Imagination Always Wins

Does it? Everything I have here, I imagined having. This studio. This cave. This sacred space that I get to call home. These objects all around me. These books. Even these odds-and-ends in my computer. All of these things were once only imagined.

An image in my mind’s eye. Or a thought in someone’s else’s consciousness. We are all made up of so much wonder. Desire. Creativity. This is true.

All of the things that happened, happened to get me to this current moment.

This space where I am conscious of everything around me. Floating. Existing. Occupying space. Being.

I imagined a life with T but I did not want that strong enough. I imagined a life with J, traveling somewhere I’ve never been before.
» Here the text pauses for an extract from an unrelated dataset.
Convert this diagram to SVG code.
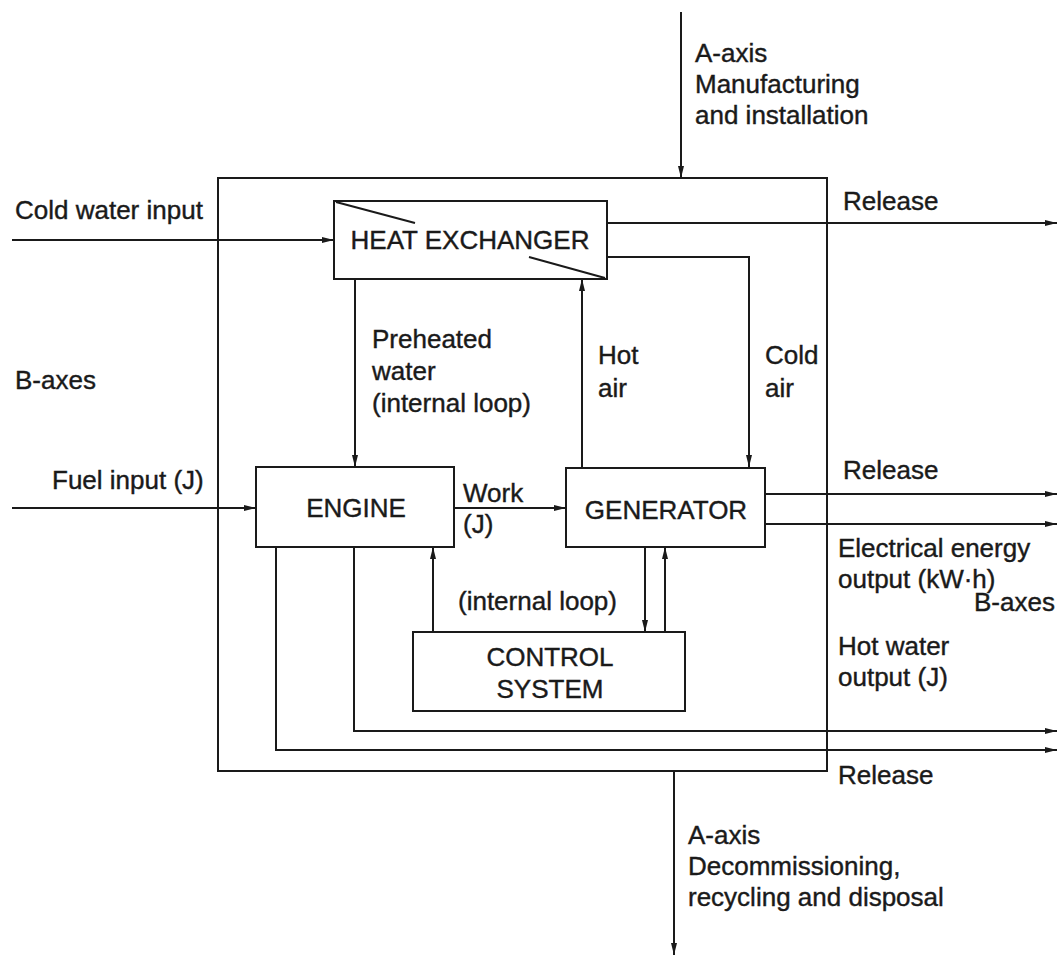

This one-way/far-away wanting, as I tried to explain to Sim when he shared something about imaginations and visions, seems to call upon a magic veiled with heaviness and darkness.

So instead of quietly imagining all these lives with others. Here’s my focus: here and now, and with myself. I don’t mean that in any selfish or disconnected and isolated way. I mean that in an all encompassing, all-consuming loving way that I have not ever granted or given or desired for myself.

The imagination is: My solid, goddess self, sitting peacefully and all these threads of connections to others, to people, places and beings—energized with and by love, propelling me forward. Slowly, unfolding with care.